Random effect model for multi center prognostic markers

In the Gerds and Kattan Medical Risk Prediction text they mention that " Including the cohort variable as a random effect in a logistic or Cox regression model would make it possible to predict new patients from other centers. However, doing this is not well motivated. There are two problems. The first is that adding a random effect corresponds to conditioning on another predictor variable (the random effect), although this variable has not been observed. Hence, if the random effect turns out to be important this means that an important predictor variable is not available and hence the predicted risk may be systematically too high or too low.
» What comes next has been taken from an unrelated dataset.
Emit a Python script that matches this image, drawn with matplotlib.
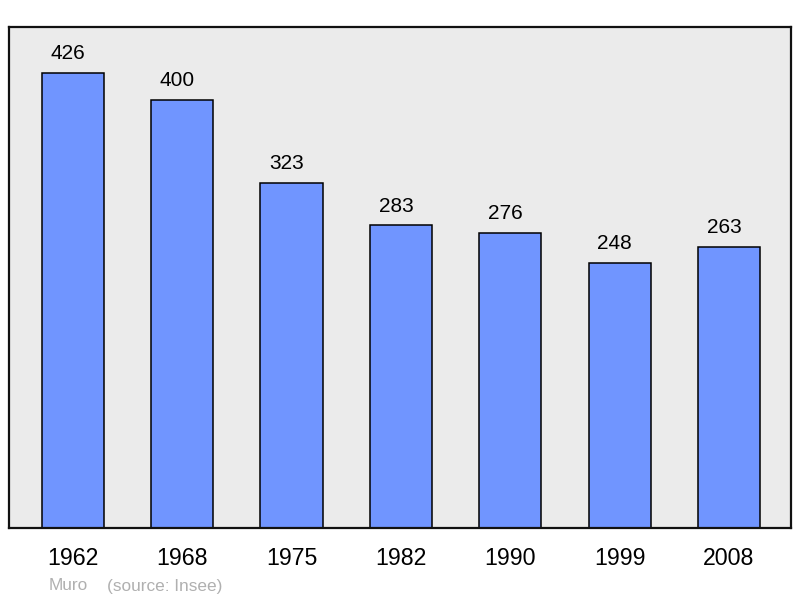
import matplotlib
matplotlib.use("Agg")
import matplotlib.pyplot as plt

years = ["1962", "1968", "1975", "1982", "1990", "1999", "2008"]
population = [426, 400, 323, 283, 276, 248, 263]
commune = "Muro"
source = "(source: Insee)"

plt.rcParams['font.family'] = ['Liberation Sans', 'DejaVu Sans']

fig = plt.figure(figsize=(8, 5.98), dpi=100)
ax = fig.add_axes([9/800, 1 - 528/598, 782/800, (528 - 27)/598])
ax.set_facecolor('#ebebeb')

x = list(range(len(years)))
bars = ax.bar(x, population, width=0.57, color='#7095ff', edgecolor='black', linewidth=1.1, zorder=2)

for xi, v in zip(x, population):
    ax.annotate(str(v), (xi, v), xytext=(-3.6, 10), textcoords='offset points',
                ha='center', va='baseline', fontsize=15, color='black')

ax.set_xlim(-0.585, 6.567)
ax.set_ylim(0, max(population) * 1.1)
ax.set_xticks(x)
ax.set_xticklabels(years, fontsize=16.7)
ax.tick_params(axis='x', length=0, pad=13.5)
ax.set_yticks([])
for s in ax.spines.values():
    s.set_linewidth(1.6)
    s.set_color('#111111')

fig.text(49/800, 1 - 586/598, commune, fontsize=12.4, color='#b0b0b0', va='center', ha='left')
fig.text(107/800, 1 - 586/598, source, fontsize=12.4, color='#b0b0b0', va='center', ha='left')

fig.savefig('out.png', dpi=100)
The second problem is related to the non-collapsability of logistic regression models and Cox regression models."

If this is accurate what is the appropriate method for dealing with prognostic factor models using data from multiple centers?

Here’s my understanding.

  • Estimation of random effects requires a lot of data from a lot of centers
  • Unless using a Bayesian nonparametric random effects distribution, hierarchical models tend to make restrictive normality and single variance assumptions about random effects, and violations of these assumptions can hurt overall inference and invalidate predictions of future centers
  • Random effects models assumes centers are exchangeable
  • Sometimes it is more meaningful, useful, and extrapolatable to model center characteristics than actual center attended
  • Prediction of outcomes at future or non-sampled centers is highly dependent on the centers being exchangeable when the method in the last bullet point is not used
  • When there is large unexplainable variation in outcomes across centers it’s often better to include random effects than to exclude them
  • Don’t ever make the mistake of paying a lot of attention to centers while refusing to model all-important patient-specific baseline characteristics such as age and extend of disease

Thank you. How would you determine if the prognostic model or prognostic factors apply to the average individual or to the average center?

May be best to give an example of what you are referring to.

I dont have a specific example but just looked at this paper and was wondering if with random effects models defining the estimand is essential.

Cluster randomized trials require random effects to get the right correlation structure. That’s somewhat different.